7    On that basis, the appellant submits that in these proceedings:

    he has not pursued a personal interest, but rather has sought to protect the interests of certain families, the members of which were included in the application for a determination as to the existence of native title;

    his motive was to ensure the proper administration of the Native Title Act;

    it may be inferred that other members of the relevant families shared his views;

    his grounds of appeal raised novel, and potentially important questions concerning the operation of the ADJR Act and the Native Title Act;

    his application raised arguable grounds of considerable importance in the future operation of Pt 3 of Subdiv P of the Native Title Act; and

    his application engaged the public interest as it sought to highlight issues relating to the purported economic and employment benefits of Adani’s proposed coal mine, which issues had garnered the public interest in relation to environmental and cultural impacts of the proposed mine.
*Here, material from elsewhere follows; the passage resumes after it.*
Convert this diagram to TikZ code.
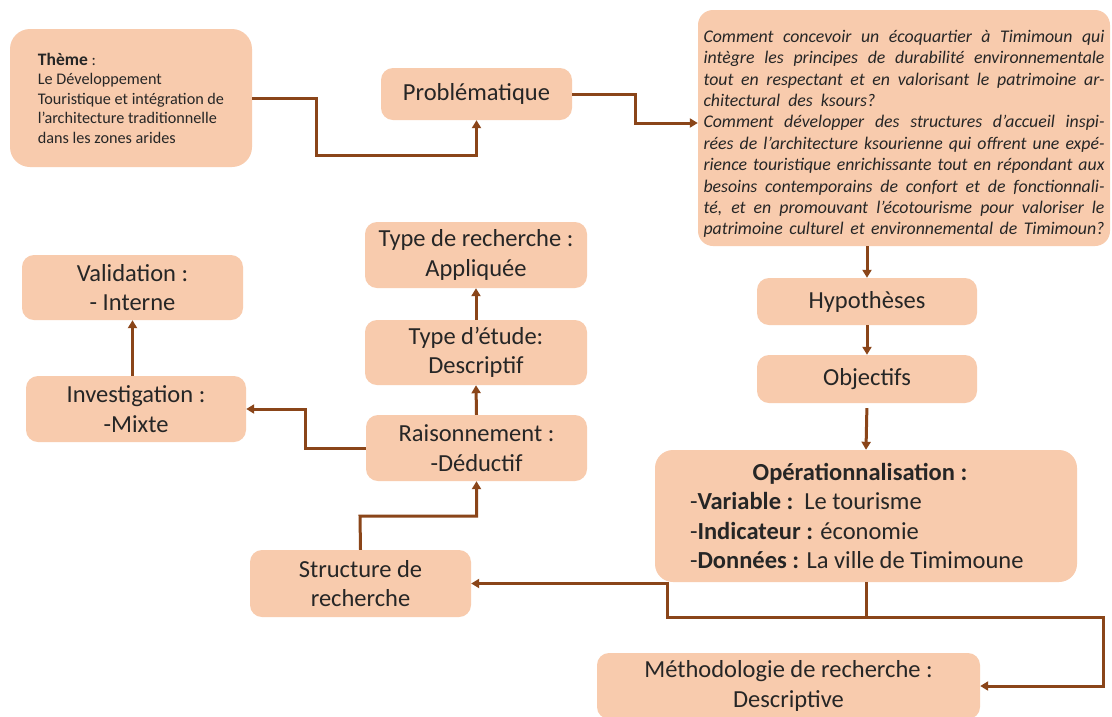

8    As to the submission that the appellant was not pursuing a personal interest, it is clear that he was doing so, albeit that in his view, he was also acting on behalf of a wider group. There is no evidence that the families generally agreed with his view, or that they were unable to express their own views in any proper forum.

9    As to the proper operation of the ADJR Act and Native Title Act, it cannot be the case that every challenge to the construction of either Act, or to any decision as to their individual or collective operations can be classified as an attempt to ensure their proper administration. Our reasons for dismissing the appeal demonstrate that, by reference to existing authorities and to the language of the statute, the appellant’s case is unmeritorious. We see no basis for concluding that his interest in bringing proceedings was the proper administration of the Native Title Act or the ADJR Act, rather than the vindication of his own views or advancement of his own interests.
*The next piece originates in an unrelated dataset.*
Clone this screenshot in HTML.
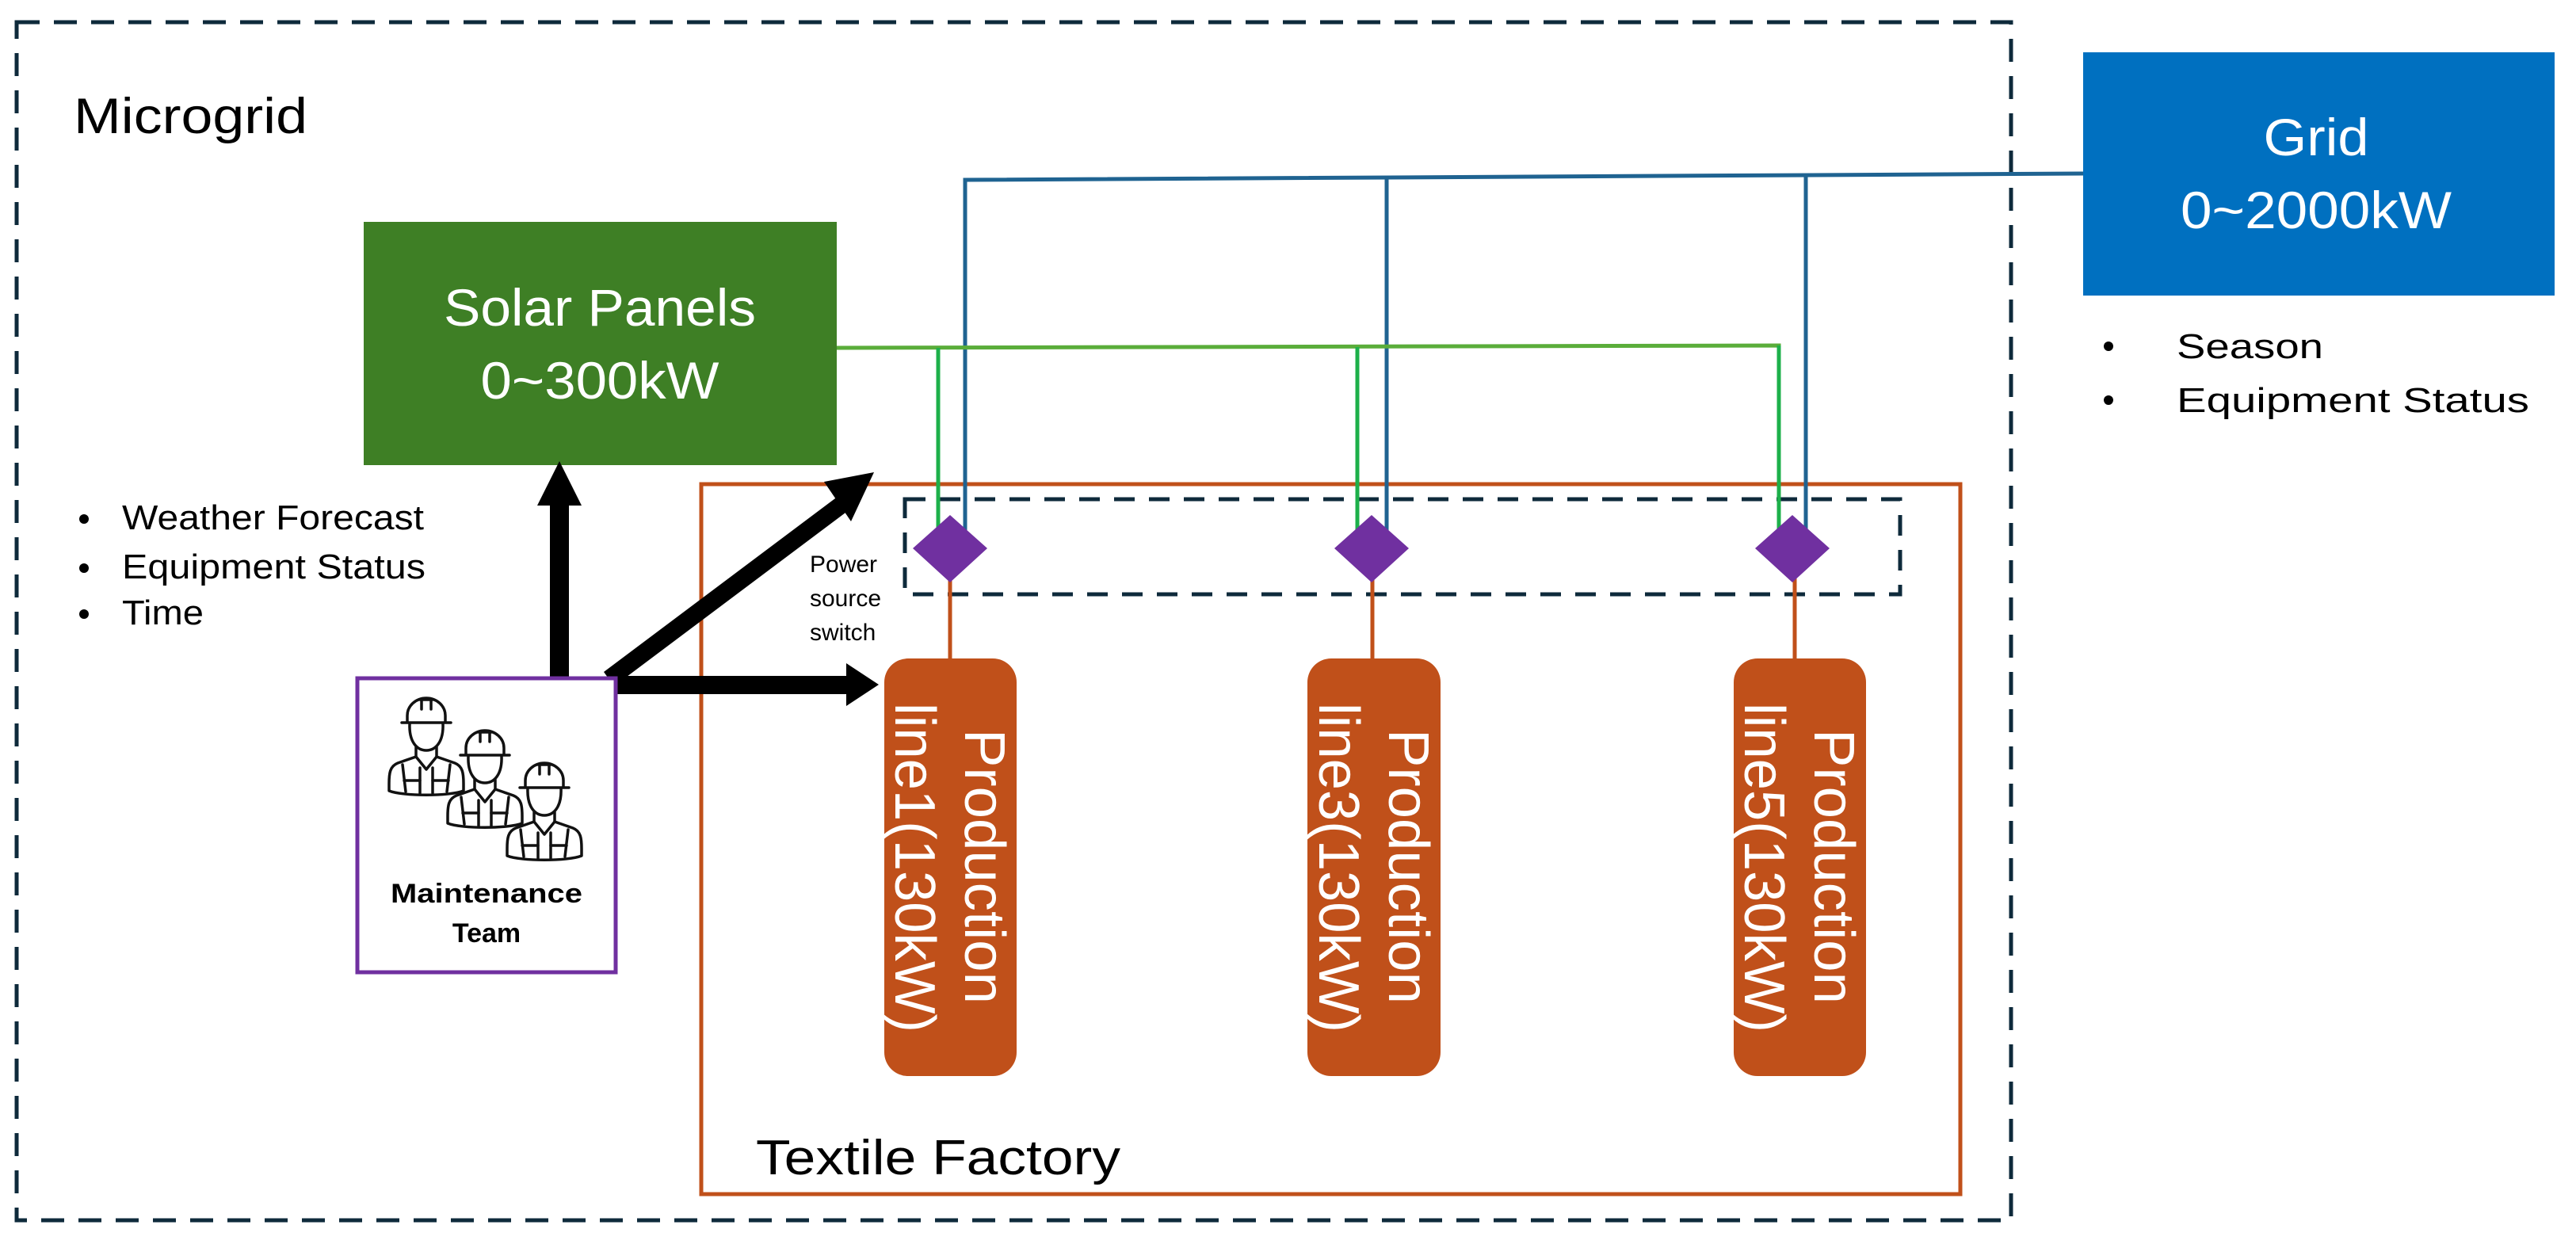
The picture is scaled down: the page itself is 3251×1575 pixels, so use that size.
<!DOCTYPE html>
<html><head><meta charset="utf-8"><style>html,body{margin:0;padding:0;background:#fff}svg{display:block}</style></head>
<body>
<svg width="3251" height="1575" viewBox="0 0 3251 1575" xmlns="http://www.w3.org/2000/svg" font-family="'Liberation Sans', sans-serif">
<defs>
<g id="worker" fill="none" stroke="#111" stroke-width="3.5" stroke-linejoin="round" stroke-linecap="round">
  <path d="M-24,30 L-24,22 A24,22 0 0 1 24,22 L24,30"/>
  <path d="M-6,3 L-6,14 M6,3 L6,14 M-8,2 L8,2"/>
  <line x1="-31" y1="31" x2="31" y2="31"/>
  <path d="M-21,32 C-22,55 -12,66 0,66 C12,66 22,55 21,32"/>
  <path d="M-13,62 L-13,74 L-36,82 C-46,86 -47,95 -47,108 L-47,117 C-30,124 30,124 47,117 L47,108 C47,95 46,86 36,82 L13,74 L13,62"/>
  <path d="M-13,74 L0,90 L13,74"/>
  <path d="M-30,84 L-26,118 M30,84 L26,118"/>
  <path d="M-28,104 L-8,104 M8,104 L28,104"/>
  <path d="M-8,88 L-8,120 M8,88 L8,120"/>
</g>
</defs>

<rect x="21" y="28" width="2517" height="1512" fill="none" stroke="#0e2a3b" stroke-width="5" stroke-dasharray="29,18"/>
<text x="93" y="168" font-size="63" fill="#000" textLength="295" lengthAdjust="spacingAndGlyphs">Microgrid</text>

<rect x="885" y="611" width="1589" height="896" fill="none" stroke="#c0501a" stroke-width="5"/>
<text x="954" y="1482" font-size="62" fill="#000" textLength="460" lengthAdjust="spacingAndGlyphs">Textile Factory</text>

<rect x="1142" y="630" width="1256" height="120" fill="none" stroke="#0e2a3b" stroke-width="5" stroke-dasharray="26,18"/>
<text font-size="30" fill="#000"><tspan x="1022" y="722">Power</tspan><tspan x="1022" y="765">source</tspan><tspan x="1022" y="808">switch</tspan></text>

<polyline points="1218,692 1218,227 2629,219" fill="none" stroke="#1f6391" stroke-width="5"/>
<line x1="1750" y1="225" x2="1750" y2="692" stroke="#1f6391" stroke-width="5"/>
<line x1="2279" y1="222" x2="2279" y2="692" stroke="#1f6391" stroke-width="5"/>
<polyline points="1056,439 2245,436 2245,692" fill="none" stroke="#5aad3a" stroke-width="5"/>
<line x1="1184" y1="439" x2="1184" y2="692" stroke="#1db04a" stroke-width="5"/>
<line x1="1713" y1="438" x2="1713" y2="692" stroke="#1db04a" stroke-width="5"/>
<line x1="2245" y1="436" x2="2245" y2="692" stroke="#1db04a" stroke-width="5"/>

<line x1="1199" y1="690" x2="1199" y2="835" stroke="#c0501a" stroke-width="5"/>
<line x1="1732" y1="690" x2="1732" y2="835" stroke="#c0501a" stroke-width="5"/>
<line x1="2265" y1="690" x2="2265" y2="835" stroke="#c0501a" stroke-width="5"/>

<polygon points="1199,650 1246,692 1199,735 1152,692" fill="#7030a0"/>
<polygon points="1731,650 1778,692 1731,735 1684,692" fill="#7030a0"/>
<polygon points="2262,650 2309,692 2262,735 2215,692" fill="#7030a0"/>

<rect x="459" y="280" width="597" height="307" fill="#3e7f25"/>
<text x="757" y="411" font-size="66" fill="#fff" text-anchor="middle" textLength="394" lengthAdjust="spacingAndGlyphs">Solar Panels</text>
<text x="757" y="503" font-size="66" fill="#fff" text-anchor="middle" textLength="301" lengthAdjust="spacingAndGlyphs">0~300kW</text>

<rect x="2629" y="66" width="595" height="307" fill="#0070c0"/>
<text x="2923" y="196" font-size="66" fill="#fff" text-anchor="middle" textLength="133" lengthAdjust="spacingAndGlyphs">Grid</text>
<text x="2923" y="288" font-size="66" fill="#fff" text-anchor="middle" textLength="342" lengthAdjust="spacingAndGlyphs">0~2000kW</text>

<g font-size="44" fill="#000">
<circle cx="106" cy="655" r="6"/><text x="154" y="668" textLength="381" lengthAdjust="spacingAndGlyphs">Weather Forecast</text>
<circle cx="106" cy="717" r="6"/><text x="154" y="730" textLength="383" lengthAdjust="spacingAndGlyphs">Equipment Status</text>
<circle cx="106" cy="775" r="6"/><text x="154" y="788" textLength="103" lengthAdjust="spacingAndGlyphs">Time</text>
<circle cx="2661" cy="437" r="6"/><text x="2747" y="452" textLength="185" lengthAdjust="spacingAndGlyphs">Season</text>
<circle cx="2661" cy="505" r="6"/><text x="2747" y="520" textLength="445" lengthAdjust="spacingAndGlyphs">Equipment Status</text>
</g>

<g fill="#c0501a">
<rect x="1116" y="831" width="167" height="527" rx="30"/>
<rect x="1650" y="831" width="168" height="527" rx="30"/>
<rect x="2188" y="831" width="167" height="527" rx="30"/>
</g>
<g font-size="72" fill="#fff">
<text transform="translate(1218,920) rotate(90)" textLength="347" lengthAdjust="spacingAndGlyphs">Production</text>
<text transform="translate(1130,887) rotate(90)" textLength="416" lengthAdjust="spacingAndGlyphs">line1(130kW)</text>
<text transform="translate(1753,920) rotate(90)" textLength="347" lengthAdjust="spacingAndGlyphs">Production</text>
<text transform="translate(1665,887) rotate(90)" textLength="416" lengthAdjust="spacingAndGlyphs">line3(130kW)</text>
<text transform="translate(2290,920) rotate(90)" textLength="347" lengthAdjust="spacingAndGlyphs">Production</text>
<text transform="translate(2202,887) rotate(90)" textLength="416" lengthAdjust="spacingAndGlyphs">line5(130kW)</text>
</g>

<g fill="#000">
<rect x="694" y="630" width="24" height="226"/>
<polygon points="706,582 734,638 678,638"/>
<rect x="779" y="853" width="295" height="23"/>
<polygon points="1109,864 1068,837 1068,891"/>
<polygon points="762,848 1062,623 1075,641 775,866"/>
<polygon points="1103,596 1040,608 1074,658"/>
</g>

<rect x="451" y="856" width="326" height="371" fill="#fff" stroke="#7030a0" stroke-width="5"/>
<use href="#worker" x="538" y="881"/>
<use href="#worker" x="612" y="922"/>
<use href="#worker" x="687" y="963"/>
<text x="614" y="1139" font-size="34" font-weight="bold" text-anchor="middle" fill="#000" textLength="242" lengthAdjust="spacingAndGlyphs">Maintenance</text>
<text x="614" y="1189" font-size="34" font-weight="bold" text-anchor="middle" fill="#000">Team</text>
</svg>
</body></html>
10    These comments dispose of the appellant’s submissions, save for those concerning the public interest in highlighting and interrogating “issues related to the purported economic and employment benefits” of the Adani mine and in its environmental and cultural impacts. These matters were, in effect, dealt with in connection with grounds 1-6 at [63]-[66] of our reasons for dismissing the appeal. Whilst the appellant may have raised questions concerning those matters, his submissions on appeal went to questions of procedural fairness and the weight attributable to evidence concerning those matters. There was also an associated allegation that Adani had made dishonest or misleading statements to the NNTT. The appellant failed on these issues, both at first instance and on appeal.
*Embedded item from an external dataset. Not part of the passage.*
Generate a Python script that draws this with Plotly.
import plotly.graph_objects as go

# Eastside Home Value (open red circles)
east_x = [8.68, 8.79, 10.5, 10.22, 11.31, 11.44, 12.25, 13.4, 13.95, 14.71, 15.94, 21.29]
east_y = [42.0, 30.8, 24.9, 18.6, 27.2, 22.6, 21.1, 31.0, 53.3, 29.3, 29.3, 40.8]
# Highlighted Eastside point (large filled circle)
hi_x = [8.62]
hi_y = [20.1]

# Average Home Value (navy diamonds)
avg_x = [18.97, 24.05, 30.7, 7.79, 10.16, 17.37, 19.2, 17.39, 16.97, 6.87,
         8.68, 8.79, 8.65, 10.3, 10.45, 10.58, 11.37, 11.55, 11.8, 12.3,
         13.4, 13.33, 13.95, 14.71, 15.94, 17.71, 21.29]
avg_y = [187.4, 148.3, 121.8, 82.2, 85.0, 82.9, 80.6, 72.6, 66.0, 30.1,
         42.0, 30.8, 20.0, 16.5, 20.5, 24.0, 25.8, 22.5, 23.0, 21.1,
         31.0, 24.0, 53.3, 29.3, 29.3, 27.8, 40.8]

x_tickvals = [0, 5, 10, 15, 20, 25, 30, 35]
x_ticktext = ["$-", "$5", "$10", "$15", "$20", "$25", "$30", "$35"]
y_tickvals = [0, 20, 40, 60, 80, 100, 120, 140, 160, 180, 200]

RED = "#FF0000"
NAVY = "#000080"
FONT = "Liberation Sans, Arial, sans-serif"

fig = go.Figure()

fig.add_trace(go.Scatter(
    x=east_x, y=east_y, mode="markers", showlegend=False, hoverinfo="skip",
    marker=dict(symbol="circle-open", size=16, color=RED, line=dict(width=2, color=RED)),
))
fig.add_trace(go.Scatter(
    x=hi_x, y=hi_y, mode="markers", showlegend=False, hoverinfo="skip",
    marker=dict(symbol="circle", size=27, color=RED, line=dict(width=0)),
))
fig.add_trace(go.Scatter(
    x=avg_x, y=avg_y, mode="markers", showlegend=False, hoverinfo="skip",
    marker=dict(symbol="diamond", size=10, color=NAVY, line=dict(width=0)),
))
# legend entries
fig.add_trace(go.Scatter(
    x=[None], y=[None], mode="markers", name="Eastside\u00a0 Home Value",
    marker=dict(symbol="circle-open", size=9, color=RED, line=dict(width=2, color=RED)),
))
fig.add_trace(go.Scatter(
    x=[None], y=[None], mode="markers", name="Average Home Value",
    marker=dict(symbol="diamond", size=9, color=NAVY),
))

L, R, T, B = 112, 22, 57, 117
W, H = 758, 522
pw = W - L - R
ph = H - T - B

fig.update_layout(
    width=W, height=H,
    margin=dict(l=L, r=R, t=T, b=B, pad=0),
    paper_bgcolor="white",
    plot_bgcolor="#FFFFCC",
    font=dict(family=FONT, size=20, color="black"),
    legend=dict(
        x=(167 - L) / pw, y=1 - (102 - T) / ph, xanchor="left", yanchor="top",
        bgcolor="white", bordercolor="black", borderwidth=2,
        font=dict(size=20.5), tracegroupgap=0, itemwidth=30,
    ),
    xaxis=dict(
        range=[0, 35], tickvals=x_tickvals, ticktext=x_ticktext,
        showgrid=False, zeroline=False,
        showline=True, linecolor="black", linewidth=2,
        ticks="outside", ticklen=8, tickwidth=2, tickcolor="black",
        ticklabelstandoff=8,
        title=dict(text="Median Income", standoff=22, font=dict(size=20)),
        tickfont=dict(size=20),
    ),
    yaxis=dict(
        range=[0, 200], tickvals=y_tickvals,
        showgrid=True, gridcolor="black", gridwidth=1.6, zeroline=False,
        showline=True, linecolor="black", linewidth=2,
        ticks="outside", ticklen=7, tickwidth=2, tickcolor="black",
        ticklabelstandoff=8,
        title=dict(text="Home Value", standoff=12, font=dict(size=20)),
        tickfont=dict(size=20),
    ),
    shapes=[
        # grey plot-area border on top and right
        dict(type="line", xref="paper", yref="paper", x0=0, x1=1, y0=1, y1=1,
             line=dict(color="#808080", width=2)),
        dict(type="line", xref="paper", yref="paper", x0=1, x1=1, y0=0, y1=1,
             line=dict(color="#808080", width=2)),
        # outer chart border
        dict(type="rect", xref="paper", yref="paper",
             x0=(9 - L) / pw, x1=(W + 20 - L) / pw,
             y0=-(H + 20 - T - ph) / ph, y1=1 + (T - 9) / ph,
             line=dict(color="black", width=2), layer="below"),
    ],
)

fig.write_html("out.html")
11    Although there may have been general public interest in questions of economic and employment benefits and environmental and cultural impacts, it is difficult to conclude that such interest would lead to the conclusion that having failed at first instance, and on appeal in connection with these matters, the appellant should not have to pay the respondents’ costs of the appeal. As we noted in connection with the costs of the ACF appeal, an unsuccessful applicant at first instance may be spared an unfavourable order as to costs for reasons such as those advanced by the appellant. It does not follow that in the event of an unsuccessful appeal, such considerations will again lead to the conclusion that there should be no such order. Assertions that a party has commenced and prosecuted proceedings in the public interest are easily made, but not so easily proven. Sometimes, such idealism may be self-evident. However that is not presently so. The appellant’s case had little merit and was comprehensively dealt with by the primary Judge.

12    In those circumstances, we order that the appellant pay the first and second respondents’ costs of the appeal.

I certify that the preceding twelve (12) numbered paragraphs are a true copy of the Reasons for Judgment herein of the Honourable Justices Dowsett, McKerracher and Robertson.